## PROVIDED MATERIAL
****
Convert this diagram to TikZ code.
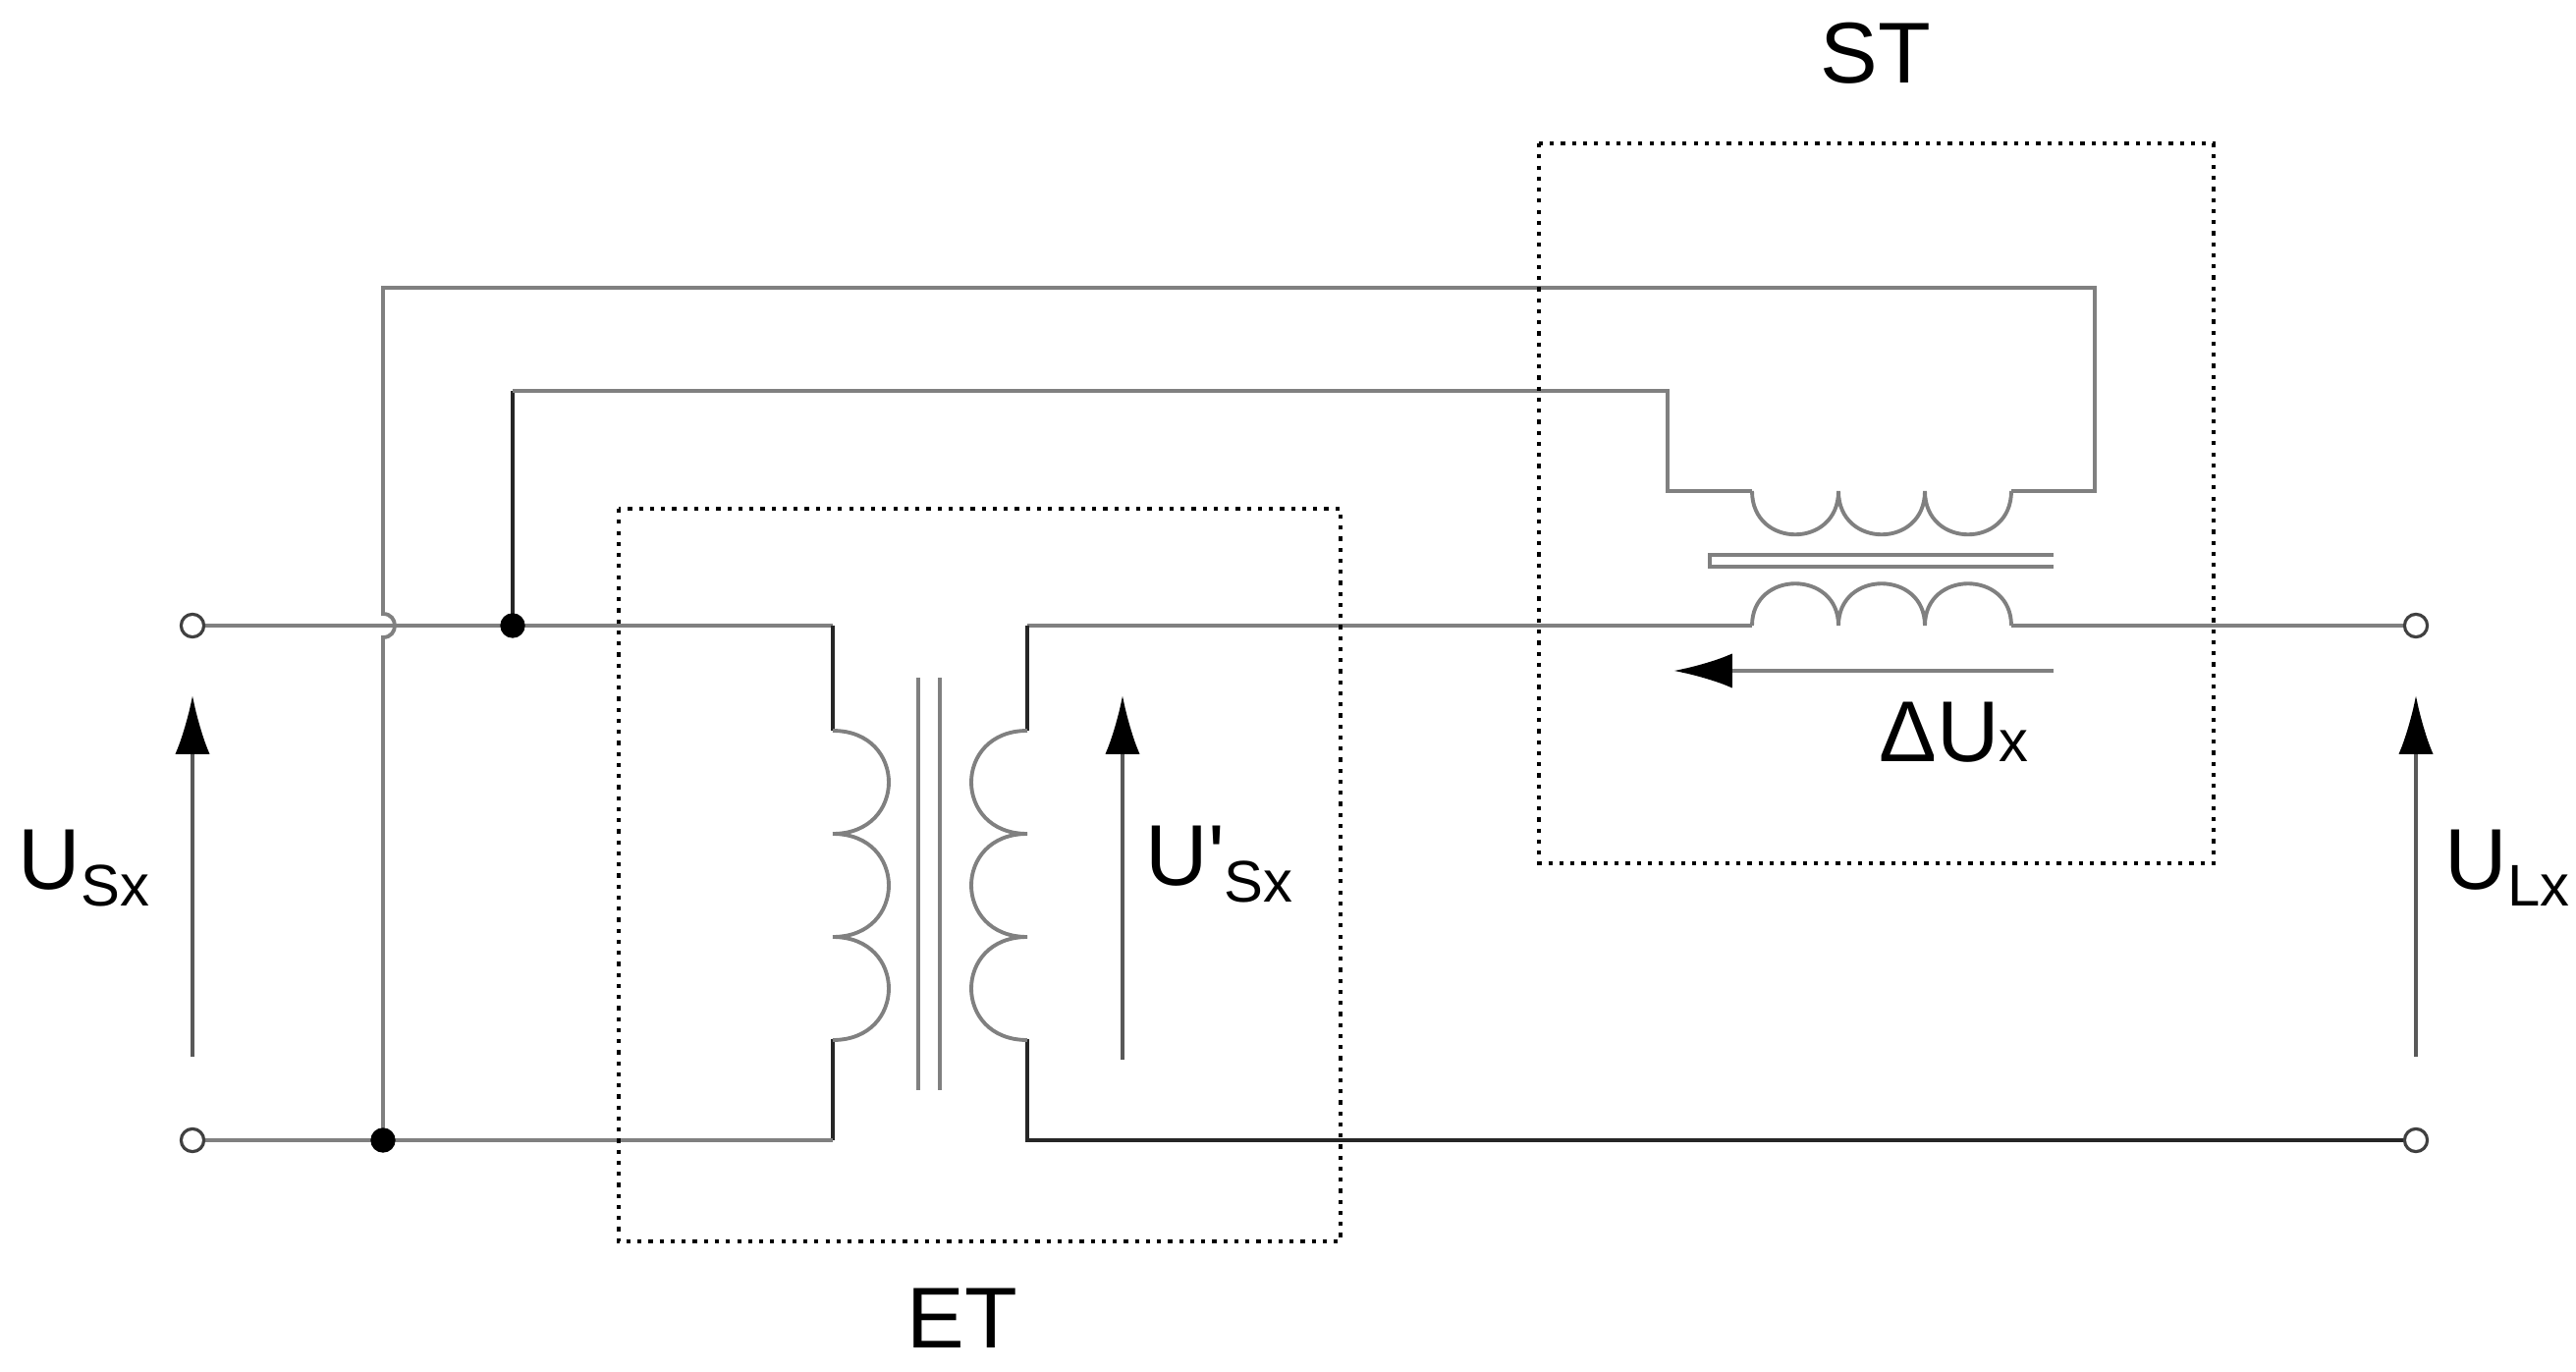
\documentclass[tikz,border=0pt]{standalone}
\usepackage{fontspec}
\setmainfont{Liberation Sans}
\usetikzlibrary{arrows.meta,backgrounds}
\newcommand{\lowsub}[1]{\raisebox{-5pt}{\fontsize{17}{20}\selectfont #1}}
\newcommand{\smallsub}[1]{{\fontsize{17}{20}\selectfont #1}}

\begin{document}
\begin{tikzpicture}[x=0.01cm,y=-0.01cm]
                      \tikzstyle{wire}=[draw=black!50,line width=1.1pt]
                      \tikzstyle{lead}=[draw=black!85,line width=1.1pt]
                      \tikzstyle{point}=[circle,draw=black,fill=black,inner sep=0pt,minimum size=6.8pt]
                      \tikzstyle{term}=[circle,draw=black!75,fill=white,line width=0.9pt,inner sep=0pt,minimum size=6.6pt]
                      \tikzstyle{frame}=[draw=black,dotted,line width=1.2pt]
                      \tikzstyle{volt}=[draw=black!65,line width=1pt,-{Latex[length=17pt,width=10pt,color=black]}]
                      \tikzstyle{lbl}=[font=\fontsize{25}{30}\selectfont,inner sep=0pt]
                      \useasboundingbox (0,0) rectangle (2623,1397);
                      \node[term] (tl) at (196,637) {};
                      \node[term] (bl) at (196,1161) {};
                      \node[term] (tr) at (2460,637) {};
                      \node[term] (br) at (2460,1161) {};
                      \node[point] (jt) at (522,637) {};
                      \node[point] (jb) at (390,1161) {};
                      \coordinate (c1) at (390,293);
                      \coordinate (c2) at (2133,293);
                      \coordinate (c3) at (2133,500);
                      \coordinate (su2) at (2048,500);
                      \coordinate (su1) at (1784,500);
                      \coordinate (c4) at (1698,500);
                      \coordinate (c5) at (1698,398);
                      \coordinate (c6) at (522,398);
                      \coordinate (h1) at (390,625);
                      \coordinate (h2) at (390,649);
                      \coordinate (p1) at (848,637);
                      \coordinate (p2) at (848,744);
                      \coordinate (p3) at (848,1058);
                      \coordinate (p4) at (848,1161);
                      \coordinate (s1) at (1046,637);
                      \coordinate (s2) at (1046,744);
                      \coordinate (s3) at (1046,1058);
                      \coordinate (s4) at (1046,1161);
                      \coordinate (sl1) at (1784,637);
                      \coordinate (sl2) at (2048,637);
                      \begin{scope}[on background layer]
                      \draw[wire] (tl) -- (jt.center) -- (p1);
                      \draw[lead] (p1) -- (p2);
                      \draw[lead] (p3) -- (p4);
                      \draw[wire] (p4) -- (jb.center) -- (bl);
                      \draw[wire] (jb.center) -- (h2) .. controls (406,649) and (406,625) .. (h1) -- (c1) -- (c2) -- (c3) -- (su2);
                      \draw[lead] (jt.center) -- (c6);
                      \draw[wire] (c6) -- (c5) -- (c4) -- (su1);
                      \draw[wire] (tr) -- (sl2);
                      \draw[wire] (sl1) -- (s1);
                      \draw[lead] (s1) -- (s2);
                      \draw[lead] (s3) -- (s4) -- (br);
                      \end{scope}
                      \foreach \i [evaluate=\i as \ya using 744+105*\i, evaluate=\i as \yb using 849+105*\i] in {0,1,2} {
                        \draw[wire] (848,\ya) .. controls (924,\ya) and (924,\yb) .. (848,\yb);
                        \draw[wire] (1046,\ya) .. controls (970,\ya) and (970,\yb) .. (1046,\yb);
                      }
                      \foreach \i [evaluate=\i as \xa using 1784+88*\i, evaluate=\i as \xb using 1872+88*\i] in {0,1,2} {
                        \draw[wire] (\xa,500) .. controls (\xa,559) and (\xb,559) .. (\xb,500);
                        \draw[wire] (\xa,637) .. controls (\xa,580) and (\xb,580) .. (\xb,637);
                      }
                      \draw[wire] (935,690) -- (935,1110);
                      \draw[wire] (957,690) -- (957,1110);
                      \draw[wire] (2091,565) -- (1741,565) -- (1741,577) -- (2091,577);
                      \draw[frame] (630,518) rectangle (1365,1264);
                      \draw[frame] (1567,146) rectangle (2254,879);
                      \coordinate (a1) at (196,1076);
                      \coordinate (a2) at (196,708);
                      \coordinate (a3) at (1143,1079);
                      \coordinate (a4) at (1143,708);
                      \coordinate (a5) at (2460,1076);
                      \coordinate (a6) at (2460,708);
                      \coordinate (a7) at (2091,683);
                      \coordinate (a8) at (1704,683);
                      \draw[volt] (a1) -- (a2);
                      \draw[volt] (a3) -- (a4);
                      \draw[volt] (a5) -- (a6);
                      \draw[volt,draw=black!50,line width=1.3pt] (a7) -- (a8);
                      \node[lbl,anchor=base west] (usx) at (18,905) {U\lowsub{Sx}};
                      \node[lbl,anchor=base west] (usxp) at (1166,901) {U\textquotesingle\lowsub{Sx}};
                      \node[lbl,anchor=base west] (ulx) at (2489,905) {U\lowsub{Lx}};
                      \node[lbl,anchor=base west] (dux) at (1913,775) {ΔU\smallsub{x}};
                      \node[lbl] (st) at (1910,54) {ST};
                      \node[lbl] (et) at (980,1342) {ET};
                  \end{tikzpicture}
\end{document}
****
## AIM OF THE TASK
Transcribe the whole listing, character for character, but not its images.

## FULL ANSWER
Convert this diagram to TikZ code.
\documentclass[tikz,border=0pt]{standalone}
\usepackage{fontspec}
\setmainfont{Liberation Sans}
\usetikzlibrary{arrows.meta,backgrounds}
\newcommand{\lowsub}[1]{\raisebox{-5pt}{\fontsize{17}{20}\selectfont #1}}
\newcommand{\smallsub}[1]{{\fontsize{17}{20}\selectfont #1}}

\begin{document}
\begin{tikzpicture}[x=0.01cm,y=-0.01cm]
                      \tikzstyle{wire}=[draw=black!50,line width=1.1pt]
                      \tikzstyle{lead}=[draw=black!85,line width=1.1pt]
                      \tikzstyle{point}=[circle,draw=black,fill=black,inner sep=0pt,minimum size=6.8pt]
                      \tikzstyle{term}=[circle,draw=black!75,fill=white,line width=0.9pt,inner sep=0pt,minimum size=6.6pt]
                      \tikzstyle{frame}=[draw=black,dotted,line width=1.2pt]
                      \tikzstyle{volt}=[draw=black!65,line width=1pt,-{Latex[length=17pt,width=10pt,color=black]}]
                      \tikzstyle{lbl}=[font=\fontsize{25}{30}\selectfont,inner sep=0pt]
                      \useasboundingbox (0,0) rectangle (2623,1397);
                      \node[term] (tl) at (196,637) {};
                      \node[term] (bl) at (196,1161) {};
                      \node[term] (tr) at (2460,637) {};
                      \node[term] (br) at (2460,1161) {};
                      \node[point] (jt) at (522,637) {};
                      \node[point] (jb) at (390,1161) {};
                      \coordinate (c1) at (390,293);
                      \coordinate (c2) at (2133,293);
                      \coordinate (c3) at (2133,500);
                      \coordinate (su2) at (2048,500);
                      \coordinate (su1) at (1784,500);
                      \coordinate (c4) at (1698,500);
                      \coordinate (c5) at (1698,398);
                      \coordinate (c6) at (522,398);
                      \coordinate (h1) at (390,625);
                      \coordinate (h2) at (390,649);
                      \coordinate (p1) at (848,637);
                      \coordinate (p2) at (848,744);
                      \coordinate (p3) at (848,1058);
                      \coordinate (p4) at (848,1161);
                      \coordinate (s1) at (1046,637);
                      \coordinate (s2) at (1046,744);
                      \coordinate (s3) at (1046,1058);
                      \coordinate (s4) at (1046,1161);
                      \coordinate (sl1) at (1784,637);
                      \coordinate (sl2) at (2048,637);
                      \begin{scope}[on background layer]
                      \draw[wire] (tl) -- (jt.center) -- (p1);
                      \draw[lead] (p1) -- (p2);
                      \draw[lead] (p3) -- (p4);
                      \draw[wire] (p4) -- (jb.center) -- (bl);
                      \draw[wire] (jb.center) -- (h2) .. controls (406,649) and (406,625) .. (h1) -- (c1) -- (c2) -- (c3) -- (su2);
                      \draw[lead] (jt.center) -- (c6);
                      \draw[wire] (c6) -- (c5) -- (c4) -- (su1);
                      \draw[wire] (tr) -- (sl2);
                      \draw[wire] (sl1) -- (s1);
                      \draw[lead] (s1) -- (s2);
                      \draw[lead] (s3) -- (s4) -- (br);
                      \end{scope}
                      \foreach \i [evaluate=\i as \ya using 744+105*\i, evaluate=\i as \yb using 849+105*\i] in {0,1,2} {
                        \draw[wire] (848,\ya) .. controls (924,\ya) and (924,\yb) .. (848,\yb);
                        \draw[wire] (1046,\ya) .. controls (970,\ya) and (970,\yb) .. (1046,\yb);
                      }
                      \foreach \i [evaluate=\i as \xa using 1784+88*\i, evaluate=\i as \xb using 1872+88*\i] in {0,1,2} {
                        \draw[wire] (\xa,500) .. controls (\xa,559) and (\xb,559) .. (\xb,500);
                        \draw[wire] (\xa,637) .. controls (\xa,580) and (\xb,580) .. (\xb,637);
                      }
                      \draw[wire] (935,690) -- (935,1110);
                      \draw[wire] (957,690) -- (957,1110);
                      \draw[wire] (2091,565) -- (1741,565) -- (1741,577) -- (2091,577);
                      \draw[frame] (630,518) rectangle (1365,1264);
                      \draw[frame] (1567,146) rectangle (2254,879);
                      \coordinate (a1) at (196,1076);
                      \coordinate (a2) at (196,708);
                      \coordinate (a3) at (1143,1079);
                      \coordinate (a4) at (1143,708);
                      \coordinate (a5) at (2460,1076);
                      \coordinate (a6) at (2460,708);
                      \coordinate (a7) at (2091,683);
                      \coordinate (a8) at (1704,683);
                      \draw[volt] (a1) -- (a2);
                      \draw[volt] (a3) -- (a4);
                      \draw[volt] (a5) -- (a6);
                      \draw[volt,draw=black!50,line width=1.3pt] (a7) -- (a8);
                      \node[lbl,anchor=base west] (usx) at (18,905) {U\lowsub{Sx}};
                      \node[lbl,anchor=base west] (usxp) at (1166,901) {U\textquotesingle\lowsub{Sx}};
                      \node[lbl,anchor=base west] (ulx) at (2489,905) {U\lowsub{Lx}};
                      \node[lbl,anchor=base west] (dux) at (1913,775) {ΔU\smallsub{x}};
                      \node[lbl] (st) at (1910,54) {ST};
                      \node[lbl] (et) at (980,1342) {ET};
                  \end{tikzpicture}
\end{document}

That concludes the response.